According to state and provincial authorities, the death toll is at least 45 people. This includes 19 deaths in Gauteng and 26 in KwaZulu-Natal. Gauteng includes the cities of Pretoria and Johannesburg, while KwaZulu-Natal in the east is Zuma’s home state. Police Minister Bheki Cele, however, put the official death toll at 10.
The bodies of 10 people were found on Monday evening after a stampede at a Soweto shopping mall, said Gauteng’s premier, David Makhura.
Military patrols began in Gauteng and KwaZulu-Natal yesterday to assist local law enforcement agencies, but rioting continued.
In Durban, the provincial capital of KwaZulu-Natal and a major import-export hub, hundreds of looters raided warehouses and supermarkets.
Aerial footage from local channel eNCA showed black smoke rising from several warehouses and debris on the streets.
The regional government said the protests could cause problems with municipal utility services such as the water supply, as urgently needed repairs could not be carried out.
KwaZulu-Natal regional premier Sihle Zikalala estimated that 1 billion rand ($68 million, €57.5 million) worth of damage had been caused.
Police Minister Cele said 757 people had been arrested so far. He added that the government would act to prevent unrest from spreading further and warned that people would not be allowed “to make a mockery of our democratic state.”
The government has stopped short of declaring a national state of emergency, but has deployed troops.
Makhura called for calm in a tweet on Tuesday. “The gains we have made in revitalizing our economy are being reversed by the destruction and shutting down of businesses,” he said.
The protests initially started out as support for Zuma, who last week on Wednesday began a 15-month sentence for contempt of court.
He was handed jail term for defying a constitutional court order to give evidence at an inquiry investigating high-level corruption during his nine years in office until 2018.
The jail sentence marked a significant fall for Zuma, who was a prominent anti-apartheid activist and leader of the liberation-movement-turned ruling party, the African National Congress (ANC).

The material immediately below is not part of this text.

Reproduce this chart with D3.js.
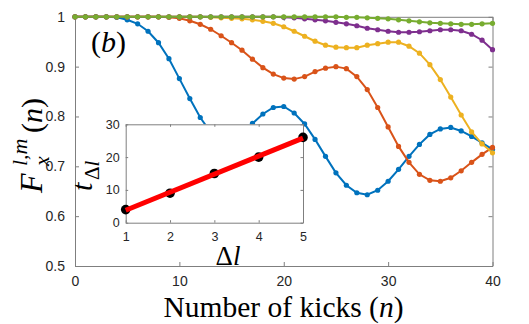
<!DOCTYPE html>
<html>
<head>
<meta charset="utf-8">
<script src="https://cdn.jsdelivr.net/npm/d3@7"></script>
<style>
  body { margin: 0; background: #fff; }
  svg { display: block; }
</style>
</head>
<body>
<div id="chart"></div>
<script>
// kicks n = 0..40
const kicks = d3.range(0, 41);

// fidelity curves
const seriesBlue = [1, 1, 1, 1, 0.999, 0.994, 0.986, 0.971, 0.948, 0.916, 0.876, 0.836, 0.798, 0.768, 0.748, 0.738, 0.758, 0.786, 0.805, 0.818, 0.82,
  0.807, 0.785, 0.754, 0.72, 0.687, 0.662, 0.647, 0.643, 0.652, 0.67, 0.694, 0.72, 0.744, 0.764, 0.775, 0.778, 0.771, 0.76, 0.747, 0.734];
const seriesOrange = [1, 1, 1, 1, 1, 1, 1, 1, 1, 0.999, 0.997, 0.992, 0.985, 0.975, 0.962, 0.948, 0.933, 0.915, 0.898, 0.885, 0.877,
  0.875, 0.88, 0.89, 0.897, 0.9, 0.896, 0.88, 0.854, 0.818, 0.779, 0.74, 0.708, 0.684, 0.672, 0.67, 0.677, 0.691, 0.708, 0.724, 0.738];
const seriesYellow = [1, 1, 1, 1, 1, 1, 1, 1, 1, 1, 1, 1, 1, 0.999, 0.998, 0.997, 0.996, 0.994, 0.991, 0.987, 0.98,
  0.971, 0.961, 0.951, 0.943, 0.939, 0.938, 0.938, 0.943, 0.946, 0.949, 0.949, 0.941, 0.927, 0.904, 0.874, 0.839, 0.803, 0.769, 0.745, 0.727];
const seriesPurple = [1, 1, 1, 1, 1, 1, 1, 1, 1, 1, 1, 1, 1, 1, 1, 1, 1, 1, 1, 1, 0.999,
  0.998, 0.996, 0.994, 0.992, 0.989, 0.986, 0.982, 0.977, 0.974, 0.971, 0.969, 0.969, 0.97, 0.972, 0.974, 0.974, 0.972, 0.965, 0.953, 0.934];
const seriesGreen = [1, 1, 1, 1, 1, 1, 1, 1, 1, 1, 1, 1, 1, 1, 1, 1, 1, 1, 1, 1, 1,
  1, 1, 1, 1, 1, 0.999, 0.999, 0.998, 0.997, 0.996, 0.994, 0.992, 0.99, 0.988, 0.987, 0.986, 0.985, 0.985, 0.986, 0.987];
const seriesColors = ['#0072BD', '#D95319', '#EDB120', '#7E2F8E', '#77AC30'];

const xTicks = [0, 10, 20, 30, 40];
const yTicks = [0.5, 0.6, 0.7, 0.8, 0.9, 1];

// inset: time t vs delta l
const deltaL = [1, 2, 3, 4, 5];
const tDelta = [4, 9, 15, 20, 26];
const fitX = [1, 5];
const fitY = [3.8, 25.8];
const insetXTicks = [1, 2, 3, 4, 5];
const insetYTicks = [0, 10, 20, 30];

const W = 529, H = 324;
const axisGrey = '#7f7f7f', labelGrey = '#262626';
const tickFont = 'Liberation Sans, Arial, sans-serif';
const serif = 'Liberation Serif, DejaVu Serif, Times New Roman, serif';

const svg = d3.select('#chart').append('svg')
  .attr('width', W).attr('height', H);

// MAIN AXES
const x = d3.scaleLinear().domain([0, 40]).range([75, 492.5]);
const y = d3.scaleLinear().domain([0.5, 1]).range([266, 16.8]);

function styleAxis(g, size) {
  g.select('.domain').attr('stroke', axisGrey).attr('stroke-width', 1);
  g.selectAll('.tick line').attr('stroke', axisGrey);
  g.selectAll('.tick text').attr('fill', labelGrey)
    .attr('font-family', tickFont).attr('font-size', size);
}

const fmtY = d => d === 1 ? '1' : d3.format('.1f')(d);
const fmtInt = d3.format('d');

svg.append('g').attr('transform', `translate(0,${y(0.5)})`)
  .call(d3.axisBottom(x).tickValues(xTicks).tickSizeInner(-4).tickSizeOuter(0).tickPadding(10).tickFormat(fmtInt))
  .call(g => styleAxis(g, 14));
svg.append('g').attr('transform', `translate(0,${y(1)})`)
  .call(d3.axisTop(x).tickValues(xTicks).tickSizeInner(-4).tickSizeOuter(0).tickFormat(''))
  .call(g => styleAxis(g, 14));
svg.append('g').attr('transform', `translate(${x(0)},0)`)
  .call(d3.axisLeft(y).tickValues(yTicks).tickSizeInner(-4).tickSizeOuter(0).tickPadding(10).tickFormat(fmtY))
  .call(g => styleAxis(g, 14));
svg.append('g').attr('transform', `translate(${x(40)},0)`)
  .call(d3.axisRight(y).tickValues(yTicks).tickSizeInner(-4).tickSizeOuter(0).tickFormat(''))
  .call(g => styleAxis(g, 14));

// CURVES
const allSeries = [seriesBlue, seriesOrange, seriesYellow, seriesPurple, seriesGreen];
const line = d3.line().x((d, i) => x(kicks[i])).y(d => y(d));

const curves = svg.append('g');
allSeries.forEach((s, k) => {
  const g = curves.append('g');
  g.append('path').datum(s)
    .attr('d', line)
    .attr('fill', 'none')
    .attr('stroke', seriesColors[k])
    .attr('stroke-width', 2);
  g.selectAll('circle').data(s).join('circle')
    .attr('cx', (d, i) => x(kicks[i]))
    .attr('cy', d => y(d))
    .attr('r', 2.6)
    .attr('fill', seriesColors[k]);
});

// panel label (b)
const bLbl = svg.append('text')
  .attr('x', 91).attr('y', 52)
  .attr('font-family', serif).attr('font-size', 30).attr('fill', '#000');
bLbl.append('tspan').text('(');
bLbl.append('tspan').attr('font-style', 'italic').text('b');
bLbl.append('tspan').text(')');

// x label
const xLbl = svg.append('text')
  .attr('x', 283.5).attr('y', 317).attr('text-anchor', 'middle')
  .attr('font-family', serif).attr('font-size', 29.5).attr('fill', '#000');
xLbl.append('tspan').text('Number of kicks (');
xLbl.append('tspan').attr('font-style', 'italic').text('n');
xLbl.append('tspan').text(')');

// y label F_x^{l,m}(n), rotated
const yLbl = svg.append('g')
  .attr('transform', 'translate(42,193) rotate(-90)')
  .attr('font-family', serif).attr('fill', '#000');
yLbl.append('text').attr('x', 0).attr('y', 0)
  .attr('font-size', 32).attr('font-style', 'italic').text('F');
yLbl.append('text').attr('x', 27).attr('y', -15)
  .attr('font-size', 22).attr('font-style', 'italic').text('l,m');
yLbl.append('text').attr('x', 27).attr('y', 7)
  .attr('font-size', 22).attr('font-style', 'italic').text('x');
const yParen = yLbl.append('text').attr('x', 60).attr('y', 0).attr('font-size', 30);
yParen.append('tspan').text('(');
yParen.append('tspan').attr('font-style', 'italic').text('n');
yParen.append('tspan').text(')');

// INSET
const ix = d3.scaleLinear().domain([1, 5]).range([125.7, 303]);
const iy = d3.scaleLinear().domain([0, 30]).range([222.7, 124.3]);

svg.append('rect')
  .attr('x', ix(1)).attr('y', iy(30))
  .attr('width', ix(5) - ix(1)).attr('height', iy(0) - iy(30))
  .attr('fill', '#fff');

svg.append('g').attr('transform', `translate(0,${iy(0)})`)
  .call(d3.axisBottom(ix).tickValues(insetXTicks).tickSizeInner(-2.5).tickSizeOuter(0).tickPadding(9).tickFormat(fmtInt))
  .call(g => styleAxis(g, 12.5));
svg.append('g').attr('transform', `translate(0,${iy(30)})`)
  .call(d3.axisTop(ix).tickValues(insetXTicks).tickSizeInner(-2.5).tickSizeOuter(0).tickFormat(''))
  .call(g => styleAxis(g, 12.5));
svg.append('g').attr('transform', `translate(${ix(1)},0)`)
  .call(d3.axisLeft(iy).tickValues(insetYTicks).tickSizeInner(-2.5).tickSizeOuter(0).tickPadding(6).tickFormat(fmtInt))
  .call(g => styleAxis(g, 12.5));
svg.append('g').attr('transform', `translate(${ix(5)},0)`)
  .call(d3.axisRight(iy).tickValues(insetYTicks).tickSizeInner(-2.5).tickSizeOuter(0).tickFormat(''))
  .call(g => styleAxis(g, 12.5));

svg.append('g').selectAll('circle').data(deltaL).join('circle')
  .attr('cx', d => ix(d))
  .attr('cy', (d, i) => iy(tDelta[i]))
  .attr('r', 4.8)
  .attr('fill', '#000');

svg.append('path')
  .datum(fitX)
  .attr('d', d3.line().x(d => ix(d)).y((d, i) => iy(fitY[i])))
  .attr('stroke', '#ff0000')
  .attr('stroke-width', 5)
  .attr('fill', 'none');

// inset x label
const ixLbl = svg.append('text')
  .attr('x', 228).attr('y', 265).attr('text-anchor', 'middle')
  .attr('font-family', serif).attr('font-size', 27).attr('fill', '#000');
ixLbl.append('tspan').text('Δ');
ixLbl.append('tspan').attr('font-style', 'italic').text('l');

// inset y label t_{Δl}
const iyLbl = svg.append('g')
  .attr('transform', 'translate(92,191) rotate(-90)')
  .attr('font-family', serif).attr('fill', '#000');
iyLbl.append('text').attr('x', 0).attr('y', 0)
  .attr('font-size', 30).attr('font-style', 'italic').text('t');
const iySub = iyLbl.append('text').attr('x', 11).attr('y', 7).attr('font-size', 21);
iySub.append('tspan').text('Δ');
iySub.append('tspan').attr('font-style', 'italic').text('l');
</script>
</body>
</html>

But his core supporters, including many in KwaZuli-Natal, were moved to protest, angered at Zuma’s sentence. They claim that he is the victim of politically-motivated harassment by allies of his successor and current president, Cyril Ramaphosa.
Dissatisfaction is rife more generally in South Africa, however, not least because of an unemployment rate north of 30% and youth unemployment figures that are higher still.